■ **Problem statement**:
Pick every line with "Write" from the material below.

■ **Input data**:
--*--
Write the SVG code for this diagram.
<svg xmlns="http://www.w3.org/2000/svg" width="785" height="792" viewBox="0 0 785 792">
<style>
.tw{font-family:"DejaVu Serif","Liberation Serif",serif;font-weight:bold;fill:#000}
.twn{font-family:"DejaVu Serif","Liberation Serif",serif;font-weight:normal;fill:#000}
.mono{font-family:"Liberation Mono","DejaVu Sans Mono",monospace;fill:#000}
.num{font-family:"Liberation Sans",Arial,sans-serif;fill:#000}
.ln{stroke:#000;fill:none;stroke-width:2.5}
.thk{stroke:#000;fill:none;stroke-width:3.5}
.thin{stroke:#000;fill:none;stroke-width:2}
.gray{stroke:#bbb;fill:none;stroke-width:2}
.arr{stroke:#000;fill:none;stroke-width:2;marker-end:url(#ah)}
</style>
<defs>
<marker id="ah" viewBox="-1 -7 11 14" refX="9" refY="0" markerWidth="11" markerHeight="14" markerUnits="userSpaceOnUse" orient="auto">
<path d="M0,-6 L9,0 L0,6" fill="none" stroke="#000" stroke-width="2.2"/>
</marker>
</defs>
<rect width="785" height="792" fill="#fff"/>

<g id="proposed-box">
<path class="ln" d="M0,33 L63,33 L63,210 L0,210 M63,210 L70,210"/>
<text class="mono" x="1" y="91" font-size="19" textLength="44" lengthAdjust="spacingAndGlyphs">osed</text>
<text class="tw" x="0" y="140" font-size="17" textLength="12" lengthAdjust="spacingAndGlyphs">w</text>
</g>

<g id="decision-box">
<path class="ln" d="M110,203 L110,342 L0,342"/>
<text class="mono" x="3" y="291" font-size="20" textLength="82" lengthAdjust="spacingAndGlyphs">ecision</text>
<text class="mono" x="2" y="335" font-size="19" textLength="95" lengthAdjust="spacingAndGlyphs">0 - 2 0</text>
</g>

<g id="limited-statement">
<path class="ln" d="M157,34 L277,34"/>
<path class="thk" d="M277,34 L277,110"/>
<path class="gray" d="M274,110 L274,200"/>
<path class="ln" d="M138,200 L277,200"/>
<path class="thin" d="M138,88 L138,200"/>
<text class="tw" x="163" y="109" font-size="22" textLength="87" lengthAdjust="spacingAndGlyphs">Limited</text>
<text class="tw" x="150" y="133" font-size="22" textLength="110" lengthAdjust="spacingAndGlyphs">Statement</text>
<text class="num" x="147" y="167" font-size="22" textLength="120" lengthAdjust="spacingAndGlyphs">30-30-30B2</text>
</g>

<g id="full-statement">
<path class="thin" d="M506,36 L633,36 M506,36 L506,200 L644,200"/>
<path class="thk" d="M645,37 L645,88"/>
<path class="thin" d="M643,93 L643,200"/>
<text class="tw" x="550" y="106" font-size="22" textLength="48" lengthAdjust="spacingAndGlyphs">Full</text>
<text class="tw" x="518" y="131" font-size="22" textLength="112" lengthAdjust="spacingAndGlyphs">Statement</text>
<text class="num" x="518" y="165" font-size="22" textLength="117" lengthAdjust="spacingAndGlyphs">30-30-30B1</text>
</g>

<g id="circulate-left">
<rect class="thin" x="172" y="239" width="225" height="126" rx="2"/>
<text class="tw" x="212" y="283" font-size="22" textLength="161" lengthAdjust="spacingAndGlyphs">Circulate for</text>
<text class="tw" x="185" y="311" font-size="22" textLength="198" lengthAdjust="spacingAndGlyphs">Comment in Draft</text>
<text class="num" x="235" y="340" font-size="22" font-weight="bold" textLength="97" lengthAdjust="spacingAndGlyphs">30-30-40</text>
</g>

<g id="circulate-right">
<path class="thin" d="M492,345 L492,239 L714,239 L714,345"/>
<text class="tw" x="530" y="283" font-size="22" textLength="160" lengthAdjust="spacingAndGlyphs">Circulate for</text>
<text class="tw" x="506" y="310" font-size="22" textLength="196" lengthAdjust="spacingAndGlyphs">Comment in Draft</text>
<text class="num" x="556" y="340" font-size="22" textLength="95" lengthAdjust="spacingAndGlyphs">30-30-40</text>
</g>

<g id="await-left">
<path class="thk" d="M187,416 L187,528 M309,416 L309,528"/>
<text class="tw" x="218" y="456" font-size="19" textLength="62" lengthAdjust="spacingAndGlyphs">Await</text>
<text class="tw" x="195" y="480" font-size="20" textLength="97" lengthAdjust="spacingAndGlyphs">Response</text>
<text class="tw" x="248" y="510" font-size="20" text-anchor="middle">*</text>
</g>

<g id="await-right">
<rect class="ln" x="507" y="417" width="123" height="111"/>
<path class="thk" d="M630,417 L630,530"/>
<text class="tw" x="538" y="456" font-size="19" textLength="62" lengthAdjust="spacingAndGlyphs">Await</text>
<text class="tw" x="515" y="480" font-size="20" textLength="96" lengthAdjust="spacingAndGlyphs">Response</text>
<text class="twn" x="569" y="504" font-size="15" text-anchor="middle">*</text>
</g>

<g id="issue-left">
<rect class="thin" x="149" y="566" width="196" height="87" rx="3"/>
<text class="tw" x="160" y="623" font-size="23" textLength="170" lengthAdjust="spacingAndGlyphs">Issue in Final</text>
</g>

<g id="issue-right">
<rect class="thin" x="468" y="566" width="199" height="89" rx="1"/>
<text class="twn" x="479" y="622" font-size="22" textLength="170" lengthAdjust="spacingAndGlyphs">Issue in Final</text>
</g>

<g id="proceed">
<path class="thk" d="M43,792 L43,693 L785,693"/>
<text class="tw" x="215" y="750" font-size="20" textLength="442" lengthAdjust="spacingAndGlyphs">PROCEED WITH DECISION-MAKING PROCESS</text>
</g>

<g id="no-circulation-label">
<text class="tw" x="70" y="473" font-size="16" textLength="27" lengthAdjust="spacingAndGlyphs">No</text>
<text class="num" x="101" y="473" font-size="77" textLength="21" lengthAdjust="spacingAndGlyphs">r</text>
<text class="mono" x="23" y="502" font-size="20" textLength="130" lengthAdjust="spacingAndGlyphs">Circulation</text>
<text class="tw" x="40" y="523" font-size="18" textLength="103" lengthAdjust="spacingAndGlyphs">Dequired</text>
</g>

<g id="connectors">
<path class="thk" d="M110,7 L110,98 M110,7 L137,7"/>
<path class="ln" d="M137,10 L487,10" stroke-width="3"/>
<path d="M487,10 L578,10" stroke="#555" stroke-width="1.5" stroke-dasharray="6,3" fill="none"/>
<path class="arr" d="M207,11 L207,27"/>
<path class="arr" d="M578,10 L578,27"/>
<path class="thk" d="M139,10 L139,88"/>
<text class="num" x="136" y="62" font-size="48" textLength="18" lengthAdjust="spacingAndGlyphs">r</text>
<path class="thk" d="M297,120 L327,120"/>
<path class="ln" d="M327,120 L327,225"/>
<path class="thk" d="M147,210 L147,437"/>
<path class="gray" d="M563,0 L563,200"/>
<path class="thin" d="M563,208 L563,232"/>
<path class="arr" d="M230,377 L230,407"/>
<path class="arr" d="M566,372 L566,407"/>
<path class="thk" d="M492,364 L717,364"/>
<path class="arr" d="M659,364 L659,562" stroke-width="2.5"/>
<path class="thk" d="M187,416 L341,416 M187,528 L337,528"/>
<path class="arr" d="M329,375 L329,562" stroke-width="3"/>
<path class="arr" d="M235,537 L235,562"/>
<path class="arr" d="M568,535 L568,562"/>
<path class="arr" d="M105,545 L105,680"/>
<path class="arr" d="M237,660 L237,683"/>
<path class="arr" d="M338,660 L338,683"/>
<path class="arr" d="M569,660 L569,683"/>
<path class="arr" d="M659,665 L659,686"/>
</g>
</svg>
--*--
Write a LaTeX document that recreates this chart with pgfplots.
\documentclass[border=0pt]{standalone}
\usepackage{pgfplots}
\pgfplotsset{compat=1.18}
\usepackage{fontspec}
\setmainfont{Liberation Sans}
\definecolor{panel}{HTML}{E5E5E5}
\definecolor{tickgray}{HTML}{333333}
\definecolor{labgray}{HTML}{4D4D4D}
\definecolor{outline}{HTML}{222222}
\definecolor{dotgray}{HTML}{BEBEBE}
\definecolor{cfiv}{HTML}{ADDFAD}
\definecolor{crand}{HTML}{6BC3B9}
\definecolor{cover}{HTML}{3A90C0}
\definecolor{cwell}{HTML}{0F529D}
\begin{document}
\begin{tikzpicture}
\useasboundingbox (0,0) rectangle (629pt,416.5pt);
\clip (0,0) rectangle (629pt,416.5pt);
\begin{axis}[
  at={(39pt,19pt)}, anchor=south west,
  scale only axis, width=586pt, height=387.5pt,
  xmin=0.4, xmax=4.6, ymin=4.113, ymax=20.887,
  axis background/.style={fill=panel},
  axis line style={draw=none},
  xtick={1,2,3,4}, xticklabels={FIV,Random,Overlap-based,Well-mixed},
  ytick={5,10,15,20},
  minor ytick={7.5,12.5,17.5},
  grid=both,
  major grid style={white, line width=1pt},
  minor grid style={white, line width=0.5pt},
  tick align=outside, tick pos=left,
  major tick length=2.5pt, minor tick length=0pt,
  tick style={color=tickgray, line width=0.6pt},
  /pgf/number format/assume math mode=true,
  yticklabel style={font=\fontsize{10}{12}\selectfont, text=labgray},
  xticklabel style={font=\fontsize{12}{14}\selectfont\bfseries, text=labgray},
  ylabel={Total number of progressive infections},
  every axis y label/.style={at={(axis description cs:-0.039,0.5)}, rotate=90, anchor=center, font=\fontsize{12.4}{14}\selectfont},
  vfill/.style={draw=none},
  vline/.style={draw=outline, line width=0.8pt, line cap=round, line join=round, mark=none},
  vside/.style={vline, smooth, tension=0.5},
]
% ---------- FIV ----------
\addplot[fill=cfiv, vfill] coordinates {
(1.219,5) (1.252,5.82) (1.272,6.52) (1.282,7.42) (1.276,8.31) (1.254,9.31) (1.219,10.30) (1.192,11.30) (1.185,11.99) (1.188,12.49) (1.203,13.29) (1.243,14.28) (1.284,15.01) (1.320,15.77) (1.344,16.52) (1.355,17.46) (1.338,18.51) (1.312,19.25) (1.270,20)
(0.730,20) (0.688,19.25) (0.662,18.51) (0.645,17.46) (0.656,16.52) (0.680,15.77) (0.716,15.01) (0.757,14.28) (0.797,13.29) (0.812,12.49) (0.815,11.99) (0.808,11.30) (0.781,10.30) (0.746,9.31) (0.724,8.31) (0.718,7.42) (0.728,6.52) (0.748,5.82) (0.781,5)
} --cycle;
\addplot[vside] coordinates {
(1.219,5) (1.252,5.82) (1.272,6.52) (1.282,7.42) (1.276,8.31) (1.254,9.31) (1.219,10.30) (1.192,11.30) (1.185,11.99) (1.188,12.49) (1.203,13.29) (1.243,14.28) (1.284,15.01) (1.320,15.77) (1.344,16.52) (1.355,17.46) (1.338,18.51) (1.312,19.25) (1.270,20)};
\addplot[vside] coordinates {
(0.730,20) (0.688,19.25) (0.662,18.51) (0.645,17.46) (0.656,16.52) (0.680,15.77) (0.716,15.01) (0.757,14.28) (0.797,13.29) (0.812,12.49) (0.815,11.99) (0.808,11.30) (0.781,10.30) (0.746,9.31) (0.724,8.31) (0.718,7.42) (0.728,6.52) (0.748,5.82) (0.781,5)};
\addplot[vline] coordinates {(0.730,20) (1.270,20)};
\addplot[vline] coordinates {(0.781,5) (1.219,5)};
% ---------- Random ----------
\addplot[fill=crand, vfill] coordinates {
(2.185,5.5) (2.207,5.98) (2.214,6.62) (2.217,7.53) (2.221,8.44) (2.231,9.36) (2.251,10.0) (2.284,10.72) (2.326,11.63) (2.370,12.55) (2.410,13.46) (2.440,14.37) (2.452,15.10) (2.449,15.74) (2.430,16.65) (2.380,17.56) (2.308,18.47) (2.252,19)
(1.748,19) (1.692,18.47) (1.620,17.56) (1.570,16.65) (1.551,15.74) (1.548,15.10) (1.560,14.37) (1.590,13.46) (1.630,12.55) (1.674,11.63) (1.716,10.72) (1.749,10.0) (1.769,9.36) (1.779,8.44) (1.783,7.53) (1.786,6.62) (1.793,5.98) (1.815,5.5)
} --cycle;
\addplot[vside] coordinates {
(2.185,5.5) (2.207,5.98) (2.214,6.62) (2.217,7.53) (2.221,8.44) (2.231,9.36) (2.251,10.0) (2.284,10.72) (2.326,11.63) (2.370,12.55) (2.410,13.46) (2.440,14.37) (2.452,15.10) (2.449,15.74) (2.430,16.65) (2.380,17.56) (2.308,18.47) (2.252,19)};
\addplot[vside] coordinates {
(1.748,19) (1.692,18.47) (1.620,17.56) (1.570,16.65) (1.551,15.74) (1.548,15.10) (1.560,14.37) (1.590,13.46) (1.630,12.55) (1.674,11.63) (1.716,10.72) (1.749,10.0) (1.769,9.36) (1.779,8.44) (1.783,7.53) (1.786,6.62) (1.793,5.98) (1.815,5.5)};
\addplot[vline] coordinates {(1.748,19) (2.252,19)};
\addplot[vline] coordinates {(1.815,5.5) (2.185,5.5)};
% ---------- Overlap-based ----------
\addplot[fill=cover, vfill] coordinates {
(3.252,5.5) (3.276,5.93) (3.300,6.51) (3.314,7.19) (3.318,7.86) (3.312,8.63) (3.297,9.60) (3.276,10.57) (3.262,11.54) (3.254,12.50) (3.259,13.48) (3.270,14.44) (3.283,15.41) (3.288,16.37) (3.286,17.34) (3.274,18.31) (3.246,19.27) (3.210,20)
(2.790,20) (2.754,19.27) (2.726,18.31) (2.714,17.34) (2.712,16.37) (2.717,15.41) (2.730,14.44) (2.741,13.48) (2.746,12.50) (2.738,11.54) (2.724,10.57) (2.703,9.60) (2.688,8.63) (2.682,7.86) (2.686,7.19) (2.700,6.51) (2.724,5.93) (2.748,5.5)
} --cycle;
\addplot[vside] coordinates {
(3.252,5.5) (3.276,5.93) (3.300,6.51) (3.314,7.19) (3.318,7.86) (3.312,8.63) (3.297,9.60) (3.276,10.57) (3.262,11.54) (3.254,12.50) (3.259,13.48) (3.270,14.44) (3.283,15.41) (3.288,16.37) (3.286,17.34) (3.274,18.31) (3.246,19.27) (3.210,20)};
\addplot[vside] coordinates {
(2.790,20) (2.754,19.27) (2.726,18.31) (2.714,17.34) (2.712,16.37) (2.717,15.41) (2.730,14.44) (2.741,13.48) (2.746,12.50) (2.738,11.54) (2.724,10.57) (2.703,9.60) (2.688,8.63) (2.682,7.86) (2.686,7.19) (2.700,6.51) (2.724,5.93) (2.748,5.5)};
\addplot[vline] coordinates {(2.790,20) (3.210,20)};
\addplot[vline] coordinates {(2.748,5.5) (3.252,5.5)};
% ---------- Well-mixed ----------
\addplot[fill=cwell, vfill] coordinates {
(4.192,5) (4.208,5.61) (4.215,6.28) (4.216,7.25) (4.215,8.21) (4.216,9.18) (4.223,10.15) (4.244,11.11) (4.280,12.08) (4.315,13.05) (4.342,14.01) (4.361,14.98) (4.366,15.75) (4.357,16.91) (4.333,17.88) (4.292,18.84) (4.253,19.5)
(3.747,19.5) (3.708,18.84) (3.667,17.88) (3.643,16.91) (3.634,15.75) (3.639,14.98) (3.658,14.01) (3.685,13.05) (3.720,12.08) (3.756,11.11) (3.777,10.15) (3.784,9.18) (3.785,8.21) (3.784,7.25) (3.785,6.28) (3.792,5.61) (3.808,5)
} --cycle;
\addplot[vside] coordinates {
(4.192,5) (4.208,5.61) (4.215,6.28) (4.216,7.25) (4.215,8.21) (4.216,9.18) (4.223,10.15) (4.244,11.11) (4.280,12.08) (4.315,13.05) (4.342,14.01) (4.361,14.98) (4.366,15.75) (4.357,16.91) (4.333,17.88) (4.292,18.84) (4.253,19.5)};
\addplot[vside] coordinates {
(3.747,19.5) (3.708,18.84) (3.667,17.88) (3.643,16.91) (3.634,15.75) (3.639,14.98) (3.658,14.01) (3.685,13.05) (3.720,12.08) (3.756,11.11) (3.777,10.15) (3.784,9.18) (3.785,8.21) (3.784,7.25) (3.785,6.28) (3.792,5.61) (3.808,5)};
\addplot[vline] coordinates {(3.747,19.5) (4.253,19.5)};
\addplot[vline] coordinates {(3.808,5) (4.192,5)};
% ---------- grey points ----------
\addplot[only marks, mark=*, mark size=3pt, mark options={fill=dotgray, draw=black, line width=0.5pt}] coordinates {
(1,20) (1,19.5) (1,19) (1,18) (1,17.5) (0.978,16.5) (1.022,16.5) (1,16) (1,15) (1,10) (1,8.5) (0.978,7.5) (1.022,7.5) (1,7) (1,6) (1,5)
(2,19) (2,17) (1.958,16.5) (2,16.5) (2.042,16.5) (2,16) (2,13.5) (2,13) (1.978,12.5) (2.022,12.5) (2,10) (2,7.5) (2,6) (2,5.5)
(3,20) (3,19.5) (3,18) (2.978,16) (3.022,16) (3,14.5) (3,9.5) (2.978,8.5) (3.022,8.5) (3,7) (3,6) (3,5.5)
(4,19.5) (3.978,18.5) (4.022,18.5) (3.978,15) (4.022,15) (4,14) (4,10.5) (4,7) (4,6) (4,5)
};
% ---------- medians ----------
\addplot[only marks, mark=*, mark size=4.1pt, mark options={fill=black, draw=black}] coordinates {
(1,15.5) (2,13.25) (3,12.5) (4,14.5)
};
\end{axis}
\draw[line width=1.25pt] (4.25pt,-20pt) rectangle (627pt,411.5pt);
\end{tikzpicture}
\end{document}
--*--
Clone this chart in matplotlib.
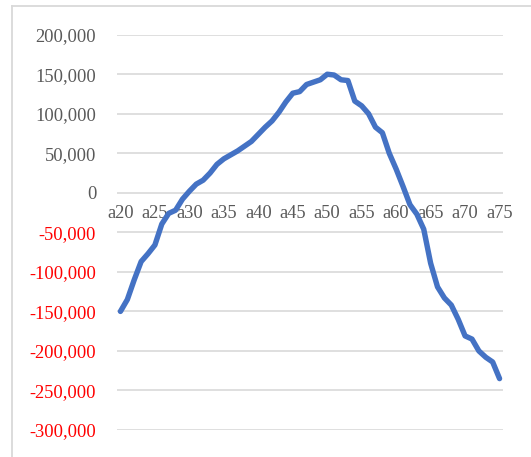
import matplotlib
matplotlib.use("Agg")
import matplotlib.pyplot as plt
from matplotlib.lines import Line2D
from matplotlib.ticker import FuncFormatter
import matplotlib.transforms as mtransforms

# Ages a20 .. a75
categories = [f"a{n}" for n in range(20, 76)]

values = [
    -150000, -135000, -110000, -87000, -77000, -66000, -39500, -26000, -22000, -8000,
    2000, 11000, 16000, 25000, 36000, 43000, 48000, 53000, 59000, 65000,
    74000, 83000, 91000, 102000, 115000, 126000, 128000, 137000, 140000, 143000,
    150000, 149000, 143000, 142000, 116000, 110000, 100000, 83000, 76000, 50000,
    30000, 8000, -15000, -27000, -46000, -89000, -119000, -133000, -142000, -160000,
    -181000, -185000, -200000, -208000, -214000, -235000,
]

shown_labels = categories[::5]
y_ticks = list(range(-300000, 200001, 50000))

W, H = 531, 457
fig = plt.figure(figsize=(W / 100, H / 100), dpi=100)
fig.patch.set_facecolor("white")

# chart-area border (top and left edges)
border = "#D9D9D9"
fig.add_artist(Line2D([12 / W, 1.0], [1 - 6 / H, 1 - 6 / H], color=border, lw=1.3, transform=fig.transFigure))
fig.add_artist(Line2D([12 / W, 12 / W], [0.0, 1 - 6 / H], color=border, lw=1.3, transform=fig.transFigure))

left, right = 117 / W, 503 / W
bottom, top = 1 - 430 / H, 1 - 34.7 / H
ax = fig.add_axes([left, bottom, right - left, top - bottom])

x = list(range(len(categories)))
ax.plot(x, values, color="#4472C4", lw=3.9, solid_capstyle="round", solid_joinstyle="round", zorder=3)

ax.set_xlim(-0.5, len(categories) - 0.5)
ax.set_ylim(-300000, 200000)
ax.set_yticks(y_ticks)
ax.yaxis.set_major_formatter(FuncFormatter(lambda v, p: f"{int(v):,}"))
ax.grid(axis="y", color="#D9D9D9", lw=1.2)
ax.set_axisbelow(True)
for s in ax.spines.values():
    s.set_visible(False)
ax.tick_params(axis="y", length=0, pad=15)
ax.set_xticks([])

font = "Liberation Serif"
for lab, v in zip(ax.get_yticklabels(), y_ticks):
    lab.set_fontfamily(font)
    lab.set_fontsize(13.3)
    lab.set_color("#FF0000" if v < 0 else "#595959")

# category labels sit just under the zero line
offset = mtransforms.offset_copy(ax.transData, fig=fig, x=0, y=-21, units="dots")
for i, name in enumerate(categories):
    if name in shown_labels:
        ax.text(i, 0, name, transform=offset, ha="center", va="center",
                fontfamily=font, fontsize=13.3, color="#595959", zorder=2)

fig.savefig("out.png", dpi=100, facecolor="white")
--*--
■ **Full output**:
Write the SVG code for this diagram.
Write a LaTeX document that recreates this chart with pgfplots.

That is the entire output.